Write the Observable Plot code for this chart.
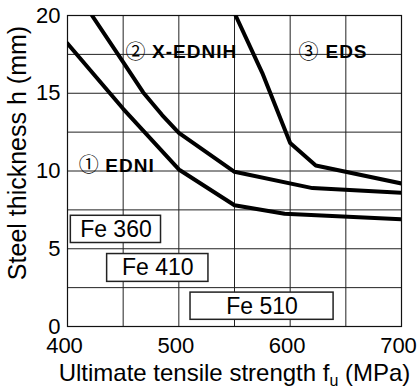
<!DOCTYPE html>
<html>
<head>
<meta charset="utf-8">
<script src="https://cdn.jsdelivr.net/npm/d3@7"></script>
<script src="https://cdn.jsdelivr.net/npm/@observablehq/plot@0.6"></script>
<style>
  html, body { margin: 0; padding: 0; background: #fff; }
  #chart svg { display: block; }
</style>
</head>
<body>
<div id="chart"></div>
<script>
// Curves: ultimate tensile strength (MPa) vs steel thickness h (mm)
const edniX   = [400, 450, 500, 550, 595, 700];
const edniY   = [18.2, 14.0, 10.1, 7.8, 7.25, 6.9];
const xednihX = [422, 450, 468, 485, 500, 550, 620, 700];
const xednihY = [20, 17.0, 15.05, 13.6, 12.45, 9.95, 8.9, 8.6];
const edsX    = [551, 575, 600, 623, 700];
const edsY    = [20, 16.3, 11.8, 10.35, 9.2];

// Steel grade boxes (strength range, thickness range)
const gradeNames = ["Fe 360", "Fe 410", "Fe 510"];
const gradeX1 = [403, 435.6, 510.5];
const gradeX2 = [484, 526.6, 639];
const gradeY1 = [5.37, 2.87, 0.43];
const gradeY2 = [7.12, 4.66, 2.18];

// Curve labels
const labelNums  = ["①", "②", "③"];
const labelNames = ["EDNI", "X-EDNIH", "EDS"];
const labelNumX  = [419, 461, 616.5];
const labelNameX = [434, 476, 631.7];
const labelY     = [10.34, 17.64, 17.64];

// Axis ticks and grid
const xTicks = [400, 500, 600, 700];
const yTicks = [0, 5, 10, 15, 20];
const xGrid = [450, 500, 550, 600, 650];
const yGrid = [2.5, 5, 7.5, 10, 12.5, 15, 17.5];

const series = [
  ...edniX.map((x, i) => ({name: "EDNI", x, y: edniY[i]})),
  ...xednihX.map((x, i) => ({name: "X-EDNIH", x, y: xednihY[i]})),
  ...edsX.map((x, i) => ({name: "EDS", x, y: edsY[i]}))
];
const grades = gradeNames.map((name, i) => ({name, x1: gradeX1[i], x2: gradeX2[i], y1: gradeY1[i], y2: gradeY2[i]}));
const labels = labelNames.map((name, i) => ({num: labelNums[i], name, xn: labelNumX[i], xl: labelNameX[i], y: labelY[i]}));

const font = "'Liberation Sans', Arial, Helvetica, sans-serif";

const chart = Plot.plot({
  width: 418,
  height: 389,
  marginLeft: 67,
  marginRight: 17,
  marginTop: 15,
  marginBottom: 63,
  style: {fontFamily: font, background: "#fff", color: "#000"},
  x: {domain: [400, 700]},
  y: {domain: [0, 20]},
  marks: [
    Plot.gridX(xGrid, {stroke: "#222", strokeOpacity: 1, strokeWidth: 1}),
    Plot.gridY(yGrid, {stroke: "#222", strokeOpacity: 1, strokeWidth: 1}),
    Plot.frame({stroke: "#111", strokeWidth: 1.2}),
    Plot.rect(grades, {x1: "x1", x2: "x2", y1: "y1", y2: "y2", fill: "white", stroke: "#222", strokeWidth: 1.5}),
    Plot.text(grades, {x: d => (d.x1 + d.x2) / 2, y: d => (d.y1 + d.y2) / 2, text: "name", fontSize: 23, fill: "#000"}),
    Plot.line(series, {x: "x", y: "y", z: "name", stroke: "#000", strokeWidth: 4, curve: "linear", clip: true}),
    Plot.text(labels, {x: "xn", y: "y", text: "num", fontSize: 20, fontFamily: "'Noto Sans CJK JP', 'DejaVu Sans', sans-serif", fill: "#000"}),
    Plot.text(labels, {x: "xl", y: "y", text: "name", fontSize: 19, fontWeight: "bold", textAnchor: "start", fill: "#000"}),
    Plot.axisX(xTicks, {tickSize: 0, tickPadding: 11, fontSize: 22, dx: -3, label: null}),
    Plot.axisY(yTicks, {tickSize: 0, tickPadding: 7, fontSize: 22, label: null}),
    Plot.text(["Steel thickness h (mm)"], {frameAnchor: "left", textAnchor: "middle", lineAnchor: "middle", rotate: -90, dx: -50, dy: -18, fontSize: 25, fill: "#000"}),
    Plot.text(["Ultimate tensile strength fu (MPa)"], {frameAnchor: "bottom", textAnchor: "middle", dy: 54, fontSize: 24, fill: "#000"})
  ]
});

// subscript u in x-axis title
d3.select(chart).selectAll("text").each(function() {
  if (this.textContent === "Ultimate tensile strength fu (MPa)") {
    const t = d3.select(this);
    t.text(null);
    t.append("tspan").text("Ultimate tensile strength f");
    t.append("tspan").attr("font-size", 16).attr("dy", 5).text("u");
    t.append("tspan").attr("dy", -5).text(" (MPa)");
  }
});
// letter spacing for bold labels
d3.select(chart).selectAll("text").each(function() {
  if (labelNames.includes(this.textContent)) this.setAttribute("letter-spacing", "1px");
});

document.getElementById("chart").appendChild(chart);
</script>
</body>
</html>
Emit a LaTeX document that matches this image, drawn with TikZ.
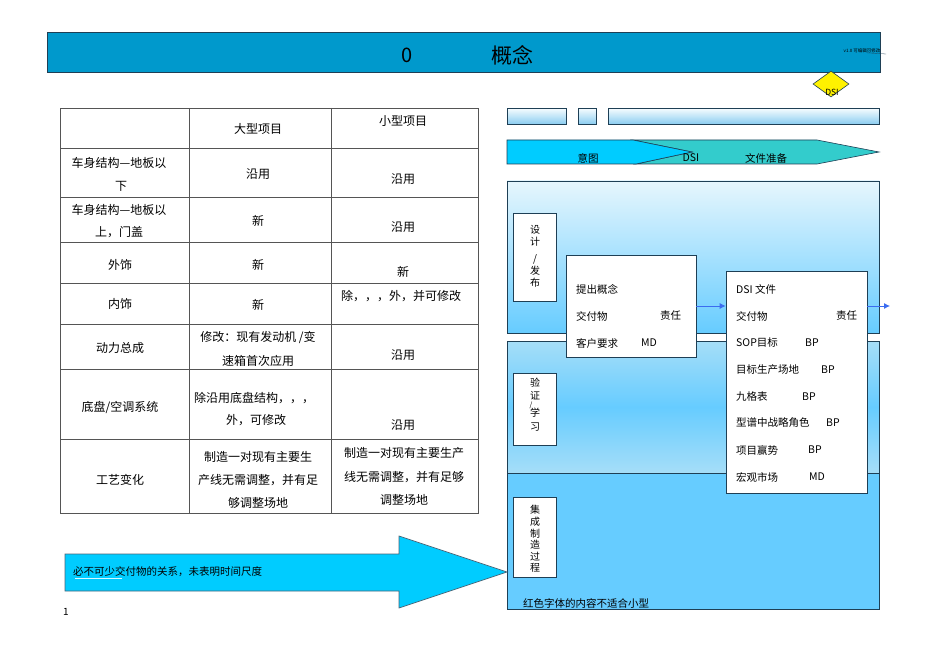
\documentclass[tikz,border=0pt]{standalone}
\usepackage{fontspec}
\setmainfont{Noto Sans CJK SC}
\usetikzlibrary{shapes.geometric,arrows.meta,calc}
\definecolor{titleblue}{HTML}{0099CC}
\definecolor{edge}{HTML}{1E3F55}
\definecolor{cyanA}{HTML}{00CCFF}
\definecolor{tealA}{HTML}{33CCCC}
\definecolor{skyA}{HTML}{66CCFF}
\definecolor{paleA}{HTML}{E6F6FD}
\definecolor{paleB}{HTML}{A6DEF8}
\definecolor{barB}{HTML}{8CCDF0}
\definecolor{arrowblue}{HTML}{3B6CF0}
\definecolor{gridgray}{HTML}{555555}
\tikzset{
  tbl/.style={font=\fontsize{12}{14}\selectfont, inner sep=0pt, align=center},
  ptxt/.style={font=\fontsize{10.5}{12}\selectfont, inner sep=0pt, anchor=west},
  lbl/.style={font=\fontsize{10}{11.6}\selectfont, inner sep=0pt, align=center},
  vch/.style={font=\fontsize{10}{11}\selectfont, inner sep=0pt},
  whitebox/.style={draw=edge, fill=white, line width=0.7pt, inner sep=0pt},
  flow/.style={draw=arrowblue, line width=0.8pt, -{Latex[length=6pt,width=6pt]}},
  barbox/.style={top color=white!70!paleA, bottom color=barB, middle color=paleA!60!barB, draw=edge, line width=0.6pt},
}
\begin{document}
\begin{tikzpicture}[x=1pt,y=-1pt]
\useasboundingbox (0,0) rectangle (950,671);
\fill[white] (0,0) rectangle (950,671);

% title bar
\node[draw=edge, fill=titleblue, line width=0.7pt, minimum width=833pt, minimum height=40pt, inner sep=0pt] (title) at (463.5,52) {};
\node[font=\fontsize{20}{22}\selectfont, inner sep=0pt] (t0) at (407,55) {0};
\node[font=\fontsize{21}{23}\selectfont, inner sep=0pt] (tgn) at (512,55) {概念};
\node[font=\fontsize{4.5}{5}\selectfont, inner sep=0pt] (ver) at (862,51) {v1.0 可编辑可修改};
\coordinate (verR) at (886,54);
\draw[line width=0.3pt, edge] (ver.south east) ++(-14pt,0.5pt) -- (verR);

% DSI diamond
\node[diamond, draw=edge, fill=yellow, line width=0.6pt, minimum width=36pt, minimum height=26pt, inner sep=0pt] (dsid) at (831,84) {};
\node[font=\fontsize{8.5}{9}\selectfont, inner sep=0pt] (dsit) at (832,92) {DSI};

% table
\draw[gridgray, line width=0.6pt] (60,108) rectangle (478,513);
\foreach \yy in {148,197,242,283,324,369,439} \draw[gridgray, line width=0.6pt] (60,\yy) -- (478,\yy);
\foreach \xx in {189,331} \draw[gridgray, line width=0.6pt] (\xx,108) -- (\xx,513);

\node[tbl] (h1) at (258,129) {大型项目};
\node[tbl] (h2) at (403,121) {小型项目};

\node[tbl] (r1a) at (119,163) {车身结构—地板以};
\node[tbl] (r1b) at (121,186) {下};
\node[tbl] (r1c) at (258,174) {沿用};
\node[tbl] (r1d) at (403,179) {沿用};

\node[tbl] (r2a) at (119,210) {车身结构—地板以};
\node[tbl] (r2b) at (119,232) {上，门盖};
\node[tbl] (r2c) at (258,221) {新};
\node[tbl] (r2d) at (403,227) {沿用};

\node[tbl] (r3a) at (120,265) {外饰};
\node[tbl] (r3c) at (258,265) {新};
\node[tbl] (r3d) at (403,272) {新};

\node[tbl] (r4a) at (120,304) {内饰};
\node[tbl] (r4c) at (258,305) {新};
\node[tbl] (r4d) at (401,296) {除，，，外，并可修改};

\node[tbl] (r5a) at (120,348) {动力总成};
\node[tbl] (r5c) at (258,337) {修改：现有发动机 /变};
\node[tbl] (r5e) at (258,361) {速箱首次应用};
\node[tbl] (r5d) at (403,355) {沿用};

\node[tbl] (r6a) at (120,407) {底盘/空调系统};
\node[tbl] (r6c) at (254,398) {除沿用底盘结构，，，};
\node[tbl] (r6e) at (256,420) {外，可修改};
\node[tbl] (r6d) at (403,425) {沿用};

\node[tbl] (r7a) at (120,480) {工艺变化};
\node[tbl] (r7c) at (258,457) {制造一对现有主要生};
\node[tbl] (r7e) at (258,480) {产线无需调整，并有足};
\node[tbl] (r7f) at (258,503) {够调整场地};
\node[tbl] (r7d) at (404,453) {制造一对现有主要生产};
\node[tbl] (r7g) at (404,477) {线无需调整，并有足够};
\node[tbl] (r7h) at (404,500) {调整场地};

% top bars
\shade[barbox] (507,108) rectangle (566,124);
\shade[barbox] (578,108) rectangle (596,124);
\shade[barbox] (608,108) rectangle (879,124);

% chevrons
\filldraw[fill=tealA, draw=edge, line width=0.6pt] (633,140) -- (817,140) -- (879,152) -- (817,164) -- (636,164) -- (692,152) -- cycle;
\filldraw[fill=cyanA, draw=edge, line width=0.6pt] (507,140) -- (633,140) -- (692,152) -- (636,164) -- (507,164) -- cycle;
\node[font=\fontsize{10.5}{12}\selectfont, inner sep=0pt] (c1) at (588,158) {意图};
\node[font=\fontsize{10.5}{12}\selectfont, inner sep=0pt] (c2) at (691,158) {DSI};
\node[font=\fontsize{10.5}{12}\selectfont, inner sep=0pt] (c3) at (766,158) {文件准备};

% bands
\shade[top color=paleA, bottom color=skyA, draw=edge, line width=0.7pt] (507,181) rectangle (879,333);
\shade[top color=paleB, bottom color=paleB, middle color=skyA, draw=edge, line width=0.7pt] (507,341) rectangle (879,473);
\filldraw[fill=skyA, draw=edge, line width=0.7pt] (507,473) rectangle (879,609);

% label boxes
\node[whitebox, minimum width=43pt, minimum height=88pt] (lb1) at (534.5,257.5) {};
\node[vch] (lb1a) at (535,230) {设};
\node[vch] (lb1b) at (535,242) {计};
\node[vch] (lb1c) at (535,259) {/};
\node[vch] (lb1d) at (535,271) {发};
\node[vch] (lb1e) at (535,283) {布};

\node[whitebox, minimum width=43pt, minimum height=72pt] (lb2) at (534.5,409) {};
\node[vch] (lb2a) at (535,383) {验};
\node[vch] (lb2b) at (535,396) {证};
\node[font=\fontsize{7}{8}\selectfont, inner sep=0pt] (lb2s) at (531,405) {/};
\node[vch] (lb2c) at (535,413) {学};
\node[vch] (lb2d) at (535,427) {习};

\node[whitebox, minimum width=43pt, minimum height=80pt] (lb3) at (534.5,537) {};
\node[lbl] (lb3t) at (535,539) {集\\成\\制\\造\\过\\程};

% content boxes
\node[whitebox, minimum width=130pt, minimum height=102pt] (bx1) at (631,306) {};
\node[ptxt] (b1a) at (576,289) {提出概念};
\node[ptxt] (b1b) at (576,316) {交付物};
\node[ptxt] (b1c) at (660,316) {责任};
\node[ptxt] (b1d) at (576,343) {客户要求};
\node[ptxt] (b1e) at (641,343) {MD};

\node[whitebox, minimum width=141pt, minimum height=222pt] (bx2) at (796.5,382) {};
\node[ptxt] (b2a) at (736,289) {DSI 文件};
\node[ptxt] (b2b) at (736,316) {交付物};
\node[ptxt] (b2c) at (836,316) {责任};
\node[ptxt] (b2d) at (736,343) {SOP目标};
\node[ptxt] (b2e) at (805,343) {BP};
\node[ptxt] (b2f) at (736,370) {目标生产场地};
\node[ptxt] (b2g) at (821,370) {BP};
\node[ptxt] (b2h) at (736,397) {九格表};
\node[ptxt] (b2i) at (802,397) {BP};
\node[ptxt] (b2j) at (736,423) {型谱中战略角色};
\node[ptxt] (b2k) at (826,423) {BP};
\node[ptxt] (b2l) at (736,450) {项目赢势};
\node[ptxt] (b2m) at (808,450) {BP};
\node[ptxt] (b2n) at (736,477) {宏观市场};
\node[ptxt] (b2o) at (809,477) {MD};

% flow arrows
\coordinate (outR) at (890,306);
\draw[flow] (bx1.east) -- (bx1.east -| bx2.west);
\draw[flow] (bx1.east -| bx2.east) -- (outR);

% bottom note
\node[ptxt] (note) at (523,603) {红色字体的内容不适合小型};

% big arrow
\filldraw[fill=cyanA, draw=edge!80, line width=0.7pt] (65,554) -- (399,554) -- (399,536) -- (507,572) -- (399,608) -- (399,591) -- (65,591) -- cycle;
\node[ptxt, font=\fontsize{10.5}{12}\selectfont] (arw) at (73,572) {必不可少交付物的关系，未表明时间尺度};
\draw[white!85!cyanA, line width=0.8pt] (75,578) -- (122,578);

\node[font=\fontsize{10}{11}\selectfont, inner sep=0pt] (pg) at (66,612) {1};
\end{tikzpicture}
\end{document}
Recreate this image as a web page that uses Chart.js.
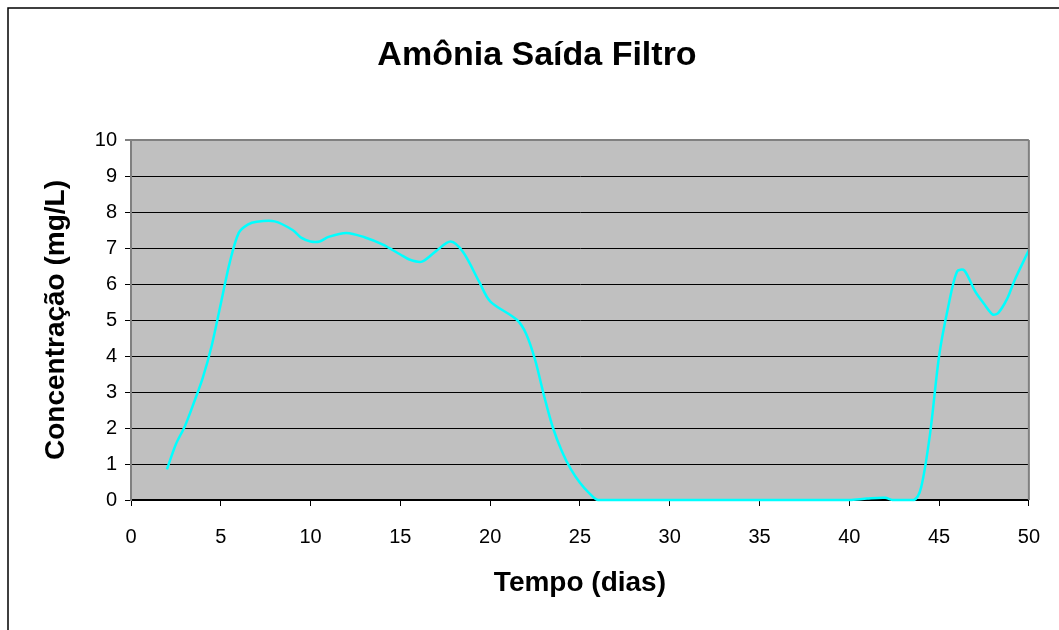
<!DOCTYPE html>
<html>
<head>
<meta charset="utf-8">
<script src="https://cdn.jsdelivr.net/npm/chart.js@4.4.1/dist/chart.umd.min.js"></script>
<style>
    body { margin: 0; background: #fff; }
    #wrap { width: 1059px; height: 630px; position: relative; }
</style>
</head>
<body>
<div id="wrap"><canvas id="amoniaChart"></canvas></div>
<script>
// values
const dias = [2, 2.5, 3, 3.5, 4, 4.5, 5, 5.5, 6, 6.5, 7, 8, 9, 9.5, 10, 10.5, 11, 12, 13, 14, 15, 15.5, 16.2, 17, 17.8, 18.5, 19.4, 20, 21.5, 22, 22.5, 23, 23.5, 24, 24.5, 25, 25.5, 26, 28, 35, 40, 41, 42, 42.4, 43.6, 44, 44.5, 45, 45.5, 46, 46.4, 47, 47.5, 48, 48.3, 48.8, 49.2, 50];
const amonia = [0.85, 1.55, 2.05, 2.7, 3.4, 4.3, 5.45, 6.6, 7.42, 7.65, 7.73, 7.74, 7.5, 7.28, 7.18, 7.18, 7.31, 7.42, 7.3, 7.1, 6.82, 6.68, 6.62, 6.92, 7.18, 6.88, 6.05, 5.52, 5.0, 4.62, 3.9, 2.9, 2.0, 1.35, 0.85, 0.48, 0.2, 0, 0, 0, 0, 0.04, 0.06, 0, 0, 0.35, 1.85, 4.0, 5.35, 6.35, 6.38, 5.8, 5.45, 5.15, 5.2, 5.6, 6.1, 6.94];

const titulo = 'Amônia Saída Filtro';
const tituloX = 'Tempo (dias)';
const tituloY = 'Concentração (mg/L)';

const FONT = "'Liberation Sans', Arial, sans-serif";

// white page, black frame on left/top, grey plot area, grey right border
const framePlugin = {
    id: 'frame',
    beforeDraw(chart) {
        const { ctx, chartArea: a } = chart;
        ctx.save();
        ctx.fillStyle = '#fff';
        ctx.fillRect(0, 0, chart.width, chart.height);
        ctx.strokeStyle = '#000';
        ctx.lineWidth = 1.5;
        ctx.beginPath();
        ctx.moveTo(8, chart.height);
        ctx.lineTo(8, 8);
        ctx.lineTo(chart.width, 8);
        ctx.stroke();
        ctx.fillStyle = '#c0c0c0';
        ctx.fillRect(a.left, a.top, a.right - a.left, a.bottom - a.top);
        ctx.restore();
    },
    afterDraw(chart) {
        const { ctx, chartArea: a } = chart;
        ctx.save();
        ctx.strokeStyle = '#808080';
        ctx.lineWidth = 2;
        ctx.beginPath();
        ctx.moveTo(a.right, a.top);
        ctx.lineTo(a.right, a.bottom);
        ctx.stroke();
        ctx.restore();
    }
};

const points = dias.map((d, i) => ({ x: d, y: amonia[i] }));

new Chart(document.getElementById('amoniaChart'), {
    type: 'line',
    data: {
        datasets: [{
            data: points,
            borderColor: '#00ffff',
            borderWidth: 2.5,
            pointRadius: 0,
            tension: 0.3,
            fill: false,
            clip: { left: 0, top: 0, right: 0, bottom: 2 }
        }]
    },
    options: {
        responsive: true,
        maintainAspectRatio: false,
        animation: false,
        layout: { padding: { left: 44, right: 29, top: 0, bottom: 0 } },
        plugins: {
            legend: { display: false },
            tooltip: { enabled: false },
            title: {
                display: true,
                text: titulo,
                color: '#000',
                font: { family: FONT, size: 34, weight: 'bold' },
                padding: { top: 35.6, bottom: 63.6 }
            }
        },
        scales: {
            x: {
                type: 'linear',
                min: 0,
                max: 50,
                afterFit(scale) { scale.height = 130; },
                ticks: {
                    stepSize: 5,
                    color: '#000',
                    padding: 19,
                    maxRotation: 0,
                    font: { family: FONT, size: 20 }
                },
                grid: {
                    drawOnChartArea: false,
                    drawTicks: true,
                    tickLength: 6,
                    color: '#000'
                },
                border: { display: true, color: '#000', width: 2 },
                title: {
                    display: true,
                    text: tituloX,
                    color: '#000',
                    font: { family: FONT, size: 28, weight: 'bold' },
                    padding: { top: 0, bottom: 30.2 }
                }
            },
            y: {
                min: 0,
                max: 10,
                afterFit(scale) { scale.width = 87; },
                ticks: {
                    stepSize: 1,
                    color: '#000',
                    padding: 8,
                    font: { family: FONT, size: 20 }
                },
                grid: {
                    color: ctx => (ctx.tick && ctx.tick.value === 10) ? '#808080' : '#000',
                    lineWidth: ctx => (ctx.tick && ctx.tick.value === 10) ? 2 : 1,
                    tickLength: 6
                },
                border: { display: true, color: '#808080', width: 2 },
                title: {
                    display: true,
                    text: tituloY,
                    color: '#000',
                    font: { family: FONT, size: 28, weight: 'bold', lineHeight: 0.8 },
                    padding: { top: 0.8, bottom: 0 }
                }
            }
        }
    },
    plugins: [framePlugin]
});
</script>
</body>
</html>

_ _ _ _

Retype the section that opens with the line holding "Recreate this image" and closes with the line holding "const points = dias.map((d, i)", exactly as it reads, without any pictures.

Recreate this image as a web page that uses Chart.js.
<!DOCTYPE html>
<html>
<head>
<meta charset="utf-8">
<script src="https://cdn.jsdelivr.net/npm/chart.js@4.4.1/dist/chart.umd.min.js"></script>
<style>
    body { margin: 0; background: #fff; }
    #wrap { width: 1059px; height: 630px; position: relative; }
</style>
</head>
<body>
<div id="wrap"><canvas id="amoniaChart"></canvas></div>
<script>
// values
const dias = [2, 2.5, 3, 3.5, 4, 4.5, 5, 5.5, 6, 6.5, 7, 8, 9, 9.5, 10, 10.5, 11, 12, 13, 14, 15, 15.5, 16.2, 17, 17.8, 18.5, 19.4, 20, 21.5, 22, 22.5, 23, 23.5, 24, 24.5, 25, 25.5, 26, 28, 35, 40, 41, 42, 42.4, 43.6, 44, 44.5, 45, 45.5, 46, 46.4, 47, 47.5, 48, 48.3, 48.8, 49.2, 50];
const amonia = [0.85, 1.55, 2.05, 2.7, 3.4, 4.3, 5.45, 6.6, 7.42, 7.65, 7.73, 7.74, 7.5, 7.28, 7.18, 7.18, 7.31, 7.42, 7.3, 7.1, 6.82, 6.68, 6.62, 6.92, 7.18, 6.88, 6.05, 5.52, 5.0, 4.62, 3.9, 2.9, 2.0, 1.35, 0.85, 0.48, 0.2, 0, 0, 0, 0, 0.04, 0.06, 0, 0, 0.35, 1.85, 4.0, 5.35, 6.35, 6.38, 5.8, 5.45, 5.15, 5.2, 5.6, 6.1, 6.94];

const titulo = 'Amônia Saída Filtro';
const tituloX = 'Tempo (dias)';
const tituloY = 'Concentração (mg/L)';

const FONT = "'Liberation Sans', Arial, sans-serif";

// white page, black frame on left/top, grey plot area, grey right border
const framePlugin = {
    id: 'frame',
    beforeDraw(chart) {
        const { ctx, chartArea: a } = chart;
        ctx.save();
        ctx.fillStyle = '#fff';
        ctx.fillRect(0, 0, chart.width, chart.height);
        ctx.strokeStyle = '#000';
        ctx.lineWidth = 1.5;
        ctx.beginPath();
        ctx.moveTo(8, chart.height);
        ctx.lineTo(8, 8);
        ctx.lineTo(chart.width, 8);
        ctx.stroke();
        ctx.fillStyle = '#c0c0c0';
        ctx.fillRect(a.left, a.top, a.right - a.left, a.bottom - a.top);
        ctx.restore();
    },
    afterDraw(chart) {
        const { ctx, chartArea: a } = chart;
        ctx.save();
        ctx.strokeStyle = '#808080';
        ctx.lineWidth = 2;
        ctx.beginPath();
        ctx.moveTo(a.right, a.top);
        ctx.lineTo(a.right, a.bottom);
        ctx.stroke();
        ctx.restore();
    }
};

const points = dias.map((d, i) => ({ x: d, y: amonia[i] }));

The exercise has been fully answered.